## DO THIS
The lines from the top of the material through the line with "import seaborn as sns" are to be set down exactly. Leave the pictures out.

··· INFORMATION SUPPLIED ···

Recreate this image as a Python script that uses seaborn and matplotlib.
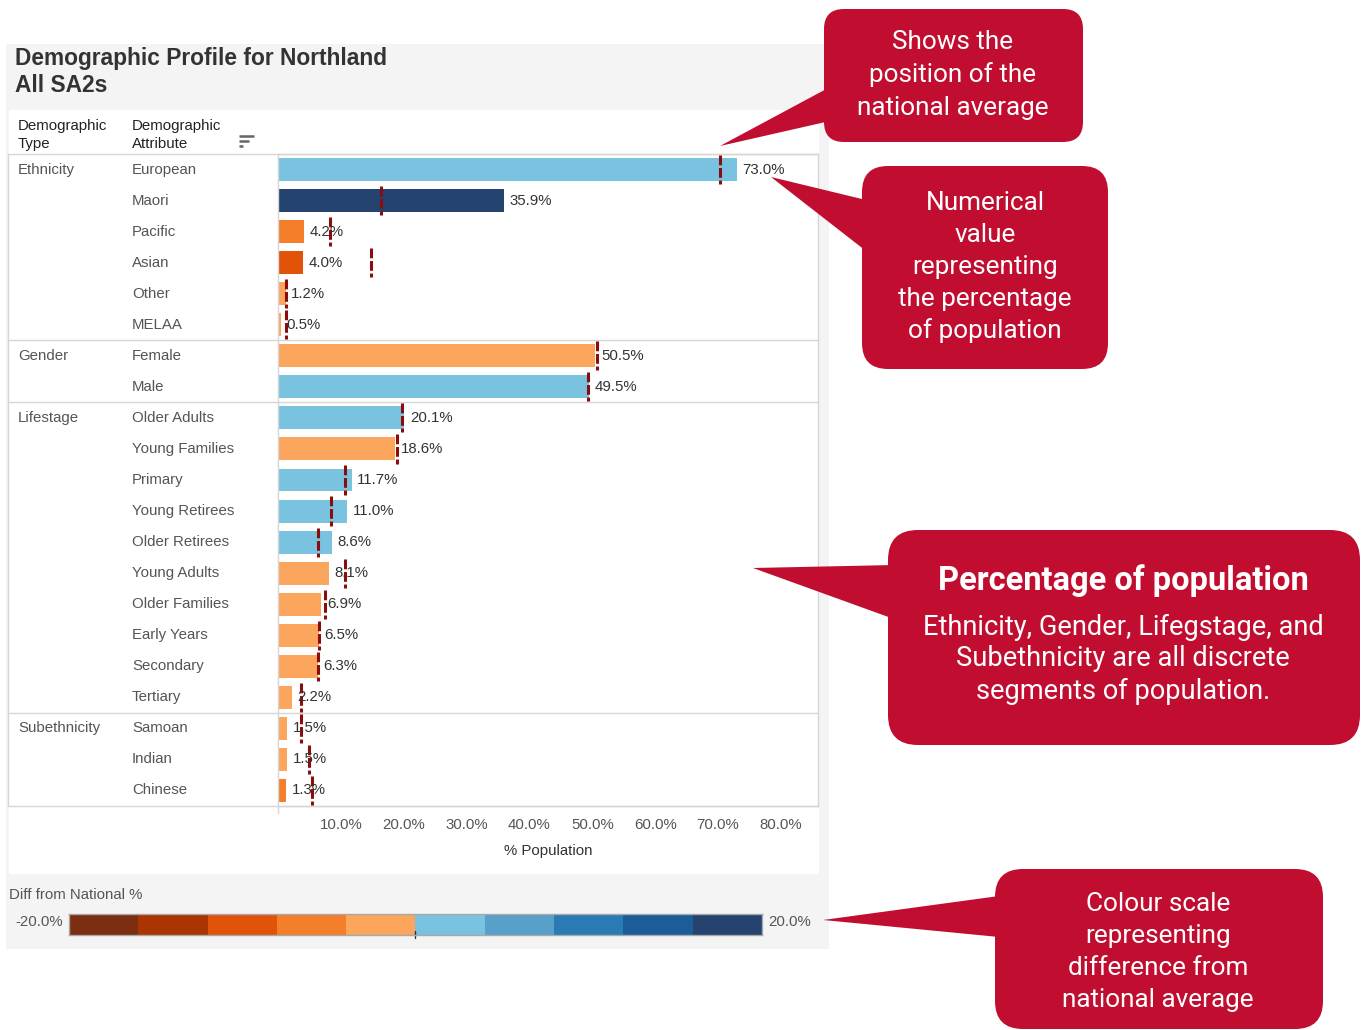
import numpy as np
import pandas as pd
import matplotlib
matplotlib.use("Agg")
import matplotlib.pyplot as plt
import matplotlib.transforms as mtransforms
from matplotlib.patches import FancyBboxPatch, Polygon, Rectangle
from matplotlib.colors import ListedColormap
import seaborn as sns

# ---------------- data ----------------
demo_types = ["Ethnicity"] * 6 + ["Gender"] * 2 + ["Lifestage"] * 10 + ["Subethnicity"] * 3
attributes = ["European", "Maori", "Pacific", "Asian", "Other", "MELAA",
              "Female", "Male",
              "Older Adults", "Young Families", "Primary", "Young Retirees", "Older Retirees",
              "Young Adults", "Older Families", "Early Years", "Secondary", "Tertiary",
              "Samoan", "Indian", "Chinese"]
pct_population = [73.0, 35.9, 4.2, 4.0, 1.2, 0.5,
                  50.5, 49.5,
                  20.1, 18.6, 11.7, 11.0, 8.6, 8.1, 6.9, 6.5, 6.3, 2.2,
                  1.5, 1.5, 1.3]
national_avg = [70.3, 16.4, 8.3, 14.8, 1.3, 1.2,
                50.7, 49.3,
                19.8, 18.9, 10.7, 8.4, 6.4, 10.7, 7.5, 6.6, 6.4, 3.7,
                3.7, 5.0, 5.4]
x_ticks = [10, 20, 30, 40, 50, 60, 70, 80]
scale_edges = [-20, -16, -12, -8, -4, 0, 4, 8, 12, 16, 20]
scale_colors = ["#7b2e12", "#aa3500", "#e2530a", "#f57e2b", "#fca55c",
                "#79c2e0", "#56a0ca", "#2a7ab6", "#1c5d99", "#24436e"]

title_lines = ["Demographic Profile for Northland", "All SA2s"]
legend_title = "Diff from National %"

# ---------------- setup ----------------
sns.set_theme(style="white")
plt.rcParams["font.family"] = ["Liberation Sans", "DejaVu Sans"]

W, H = 1364, 1030
fig = plt.figure(figsize=(W / 100, H / 100), dpi=100)
fig.patch.set_facecolor("white")


def frect(x0, y0, x1, y1):
    return [x0 / W, 1 - y1 / H, (x1 - x0) / W, (y1 - y0) / H]


TXT = "#333333"
LBL = "#555555"
GRID = "#d6d6d6"
FS = 10.8

# background (pixel coordinates)
bg = fig.add_axes([0, 0, 1, 1])
bg.set_xlim(0, W)
bg.set_ylim(H, 0)
bg.axis("off")
bg.add_patch(Rectangle((6, 44), 823, 905, fc="#f4f4f4", ec="none"))
bg.add_patch(Rectangle((9, 110), 810, 764, fc="white", ec="none"))

bg.text(15, 58, title_lines[0], fontsize=16.4, fontweight="bold", color=TXT, va="center")
bg.text(15, 85, title_lines[1], fontsize=16.4, fontweight="bold", color=TXT, va="center")

bg.text(18, 126, "Demographic", fontsize=FS, color="#222222", va="center")
bg.text(18, 144, "Type", fontsize=FS, color="#222222", va="center")
bg.text(132, 126, "Demographic", fontsize=FS, color="#222222", va="center")
bg.text(132, 144, "Attribute", fontsize=FS, color="#222222", va="center")
for yy, x1 in [(136, 254), (141, 249), (146, 243)]:
    bg.plot([239, x1], [yy, yy], color="#666666", lw=1.8, solid_capstyle="butt")

# ---------------- chart ----------------
df = pd.DataFrame({"Type": demo_types, "Attribute": attributes,
                   "Pct": pct_population, "National": national_avg})
df["Diff"] = df["Pct"] - df["National"]
bin_idx = np.clip(np.digitize(df["Diff"], scale_edges) - 1, 0, len(scale_colors) - 1)
df["Color"] = [scale_colors[i] for i in bin_idx]

ax = fig.add_axes(frect(278, 154, 818, 806))
ax.set_facecolor("none")
sns.barplot(data=df, x="Pct", y="Attribute", hue="Attribute", order=attributes,
            palette=dict(zip(df["Attribute"], df["Color"])), width=0.74,
            saturation=1, errorbar=None, legend=False, edgecolor="none", ax=ax)
ax.set_xlim(0, 85.9)
ax.set_ylim(len(attributes) - 0.5, -0.5)
ypos = np.arange(len(attributes))

ax.vlines(df["National"], ypos - 0.47, ypos + 0.47, colors="#8b0c0c",
          linewidth=2.2, linestyles=(0, (3.2, 0.9)), zorder=5)

for i, v in enumerate(df["Pct"]):
    ax.annotate(f"{v:.1f}%", (v, i), xytext=(4, 0), textcoords="offset points",
                va="center", ha="left", fontsize=FS, color=TXT, zorder=6)

ax.set_xticks(x_ticks)
ax.set_xticklabels([f"{t:.1f}%" for t in x_ticks], fontsize=FS, color=LBL)
ax.tick_params(axis="x", length=0, pad=8.5)
ax.set_yticks([])
ax.set_ylabel("")
ax.set_xlabel("% Population", fontsize=FS, color=TXT, labelpad=9)
for s in ax.spines.values():
    s.set_color(GRID)
    s.set_linewidth(1)

trans = mtransforms.blended_transform_factory(bg.transData, ax.transData)
prev = None
for i, (t, a) in enumerate(zip(df["Type"], df["Attribute"])):
    if t != prev:
        ax.text(18, i, t, transform=trans, va="center", fontsize=FS, color=LBL, clip_on=False)
        prev = t
    ax.text(132, i, a, transform=trans, va="center", fontsize=FS, color=LBL, clip_on=False)

group_bounds = [-0.5] + [i - 0.5 for i in range(1, len(demo_types)) if demo_types[i] != demo_types[i - 1]] + [len(demo_types) - 0.5]
for b in group_bounds:
    ax.plot([8, 818], [b, b], transform=trans, color=GRID, lw=1, clip_on=False)
ax.plot([8, 8], [-0.5, len(attributes) - 0.5], transform=trans, color=GRID, lw=1, clip_on=False)
bg.plot([278, 278], [806, 813], color=GRID, lw=1)

# ---------------- legend ----------------
bg.text(9, 895, legend_title, fontsize=FS, color=LBL, va="center")
lax = fig.add_axes(frect(69, 914, 762, 935))
centers = [(a + b) / 2 for a, b in zip(scale_edges[:-1], scale_edges[1:])]
lax.pcolormesh(scale_edges, [0, 1], [centers], cmap=ListedColormap(scale_colors),
               vmin=scale_edges[0], vmax=scale_edges[-1])
lax.set_xlim(scale_edges[0], scale_edges[-1])
lax.set_ylim(0, 1)
lax.set_xticks([])
lax.set_yticks([])
for s in lax.spines.values():
    s.set_color("#a8a8a8")
    s.set_linewidth(1)
lax.plot([0, 0], [-0.12, 0.2], color="#333333", lw=1, clip_on=False)
bg.text(63, 922, f"{scale_edges[0]:.1f}%", ha="right", va="center", fontsize=FS, color=LBL)
bg.text(768, 922, f"{scale_edges[-1]:.1f}%", ha="left", va="center", fontsize=FS, color=LBL)

# ---------------- callouts ----------------
RED = "#c10d30"
ov = fig.add_axes([0, 0, 1, 1], zorder=10)
ov.set_xlim(0, W)
ov.set_ylim(H, 0)
ov.axis("off")
ov.patch.set_alpha(0)
CF = ["Roboto", "DejaVu Sans"]
CW = "normal"


def callout(box, tri, r):
    x0, y0, x1, y1 = box
    ov.add_patch(FancyBboxPatch((x0, y0), x1 - x0, y1 - y0,
                                boxstyle=f"round,pad=0,rounding_size={r}",
                                fc=RED, ec="none"))
    ov.add_patch(Polygon(tri, closed=True, fc=RED, ec="none"))


callout((824, 9, 1083, 142), [(720, 146), (830, 87), (830, 121)], 20)
for y, s in zip([42, 75, 108], ["Shows the", "position of the", "national average"]):
    ov.text(953, y, s, ha="center", va="center", fontsize=18.8, color="white",
            family=CF, fontweight=CW)

callout((862, 166, 1108, 369), [(771, 177), (866, 200), (866, 251)], 26)
for y, s in zip([203, 235, 267, 299, 331],
                ["Numerical", "value", "representing", "the percentage", "of population"]):
    ov.text(985, y, s, ha="center", va="center", fontsize=18.8, color="white",
            family=CF, fontweight=CW)

callout((888, 530, 1360, 745), [(753, 568), (894, 565), (894, 619)], 30)
ov.text(1123, 581, "Percentage of population", ha="center", va="center", fontsize=23.5,
        fontweight="bold", color="white", family=CF)
for y, s in zip([627, 659, 691], ["Ethnicity, Gender, Lifegstage, and",
                                  "Subethnicity are all discrete",
                                  "segments of population."]):
    ov.text(1123, y, s, ha="center", va="center", fontsize=19.6, color="white",
            family=CF, fontweight=CW)

callout((995, 869, 1323, 1029), [(823, 920), (999, 896), (999, 937)], 28)
for y, s in zip([904, 936, 968, 1000], ["Colour scale", "representing",
                                        "difference from", "national average"]):
    ov.text(1158, y, s, ha="center", va="center", fontsize=18.8, color="white",
            family=CF, fontweight=CW)

fig.savefig("out.png", dpi=100)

···

## OUTPUT BELOW
Recreate this image as a Python script that uses seaborn and matplotlib.
import numpy as np
import pandas as pd
import matplotlib
matplotlib.use("Agg")
import matplotlib.pyplot as plt
import matplotlib.transforms as mtransforms
from matplotlib.patches import FancyBboxPatch, Polygon, Rectangle
from matplotlib.colors import ListedColormap
import seaborn as sns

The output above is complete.